## Your instructions
Go through the listing and set it down exactly, leaving out its pictures.

***

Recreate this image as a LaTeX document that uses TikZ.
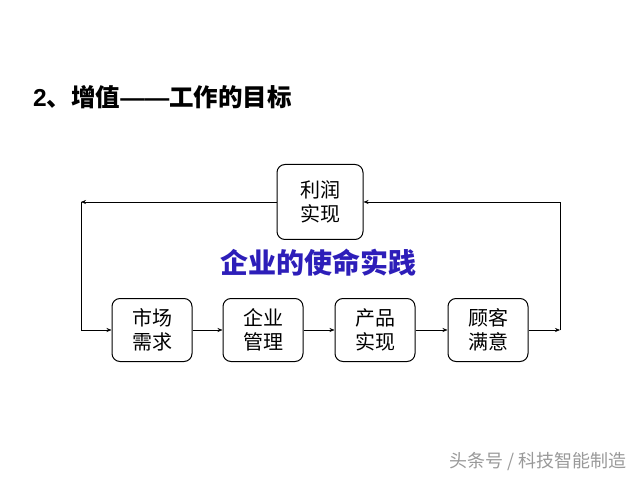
\documentclass[tikz,border=0pt]{standalone}
\usepackage{fontspec}
\setmainfont{Noto Sans CJK SC}
\newfontfamily\latinbold{Liberation Sans}
\usetikzlibrary{arrows.meta}
\definecolor{missionblue}{RGB}{45,30,185}
\tikzset{
	stagebox/.style={draw,line width=1pt,rounded corners=8pt,minimum width=80pt,minimum height=63pt,align=center,font=\fontsize{20}{24}\selectfont,inner sep=2pt},
	flow/.style={-{Stealth[length=5pt,width=4pt]},semithick}
}
\begin{document}
\begin{tikzpicture}[x=1pt,y=1pt]
	\useasboundingbox (0,0) rectangle (640,480);
	\node[anchor=west,font=\bfseries\fontsize{24.5}{28}\selectfont,inner sep=0pt] (title) at (33,383) {{\latinbold\bfseries 2}、增值{\latinbold\bfseries ——}工作的目标};
	\node[stagebox,minimum width=86pt,minimum height=75pt] (profit) at (320,278) {利润\\实现};
	\node[font=\bfseries\fontsize{28}{31}\selectfont,text=missionblue] (mission) at (318,217) {企业的使命实践};
	\node[stagebox] (market) at (152,150) {市场\\需求};
	\node[stagebox] (manage) at (263,150) {企业\\管理};
	\node[stagebox] (product) at (375,150) {产品\\实现};
	\node[stagebox] (customer) at (488,150) {顾客\\满意};
	\coordinate (tl) at (81,278);
	\coordinate (br) at (560,150);
	\draw[flow] (profit.west) -- (tl);
	\draw[flow] (tl) |- (market.west);
	\draw[flow] (market) -- (manage);
	\draw[flow] (manage) -- (product);
	\draw[flow] (product) -- (customer);
	\draw[flow] (customer.east) -- (br);
	\draw[flow] (br) |- (profit.east);
	\node[text=black!40,font=\fontsize{18}{21}\selectfont,anchor=east,inner sep=0pt] (mark) at (627,18) {头条号 / 科技智能制造};
\end{tikzpicture}
\end{document}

***

## Written response
Recreate this image as a LaTeX document that uses TikZ.
\documentclass[tikz,border=0pt]{standalone}
\usepackage{fontspec}
\setmainfont{Noto Sans CJK SC}
\newfontfamily\latinbold{Liberation Sans}
\usetikzlibrary{arrows.meta}
\definecolor{missionblue}{RGB}{45,30,185}
\tikzset{
	stagebox/.style={draw,line width=1pt,rounded corners=8pt,minimum width=80pt,minimum height=63pt,align=center,font=\fontsize{20}{24}\selectfont,inner sep=2pt},
	flow/.style={-{Stealth[length=5pt,width=4pt]},semithick}
}
\begin{document}
\begin{tikzpicture}[x=1pt,y=1pt]
	\useasboundingbox (0,0) rectangle (640,480);
	\node[anchor=west,font=\bfseries\fontsize{24.5}{28}\selectfont,inner sep=0pt] (title) at (33,383) {{\latinbold\bfseries 2}、增值{\latinbold\bfseries ——}工作的目标};
	\node[stagebox,minimum width=86pt,minimum height=75pt] (profit) at (320,278) {利润\\实现};
	\node[font=\bfseries\fontsize{28}{31}\selectfont,text=missionblue] (mission) at (318,217) {企业的使命实践};
	\node[stagebox] (market) at (152,150) {市场\\需求};
	\node[stagebox] (manage) at (263,150) {企业\\管理};
	\node[stagebox] (product) at (375,150) {产品\\实现};
	\node[stagebox] (customer) at (488,150) {顾客\\满意};
	\coordinate (tl) at (81,278);
	\coordinate (br) at (560,150);
	\draw[flow] (profit.west) -- (tl);
	\draw[flow] (tl) |- (market.west);
	\draw[flow] (market) -- (manage);
	\draw[flow] (manage) -- (product);
	\draw[flow] (product) -- (customer);
	\draw[flow] (customer.east) -- (br);
	\draw[flow] (br) |- (profit.east);
	\node[text=black!40,font=\fontsize{18}{21}\selectfont,anchor=east,inner sep=0pt] (mark) at (627,18) {头条号 / 科技智能制造};
\end{tikzpicture}
\end{document}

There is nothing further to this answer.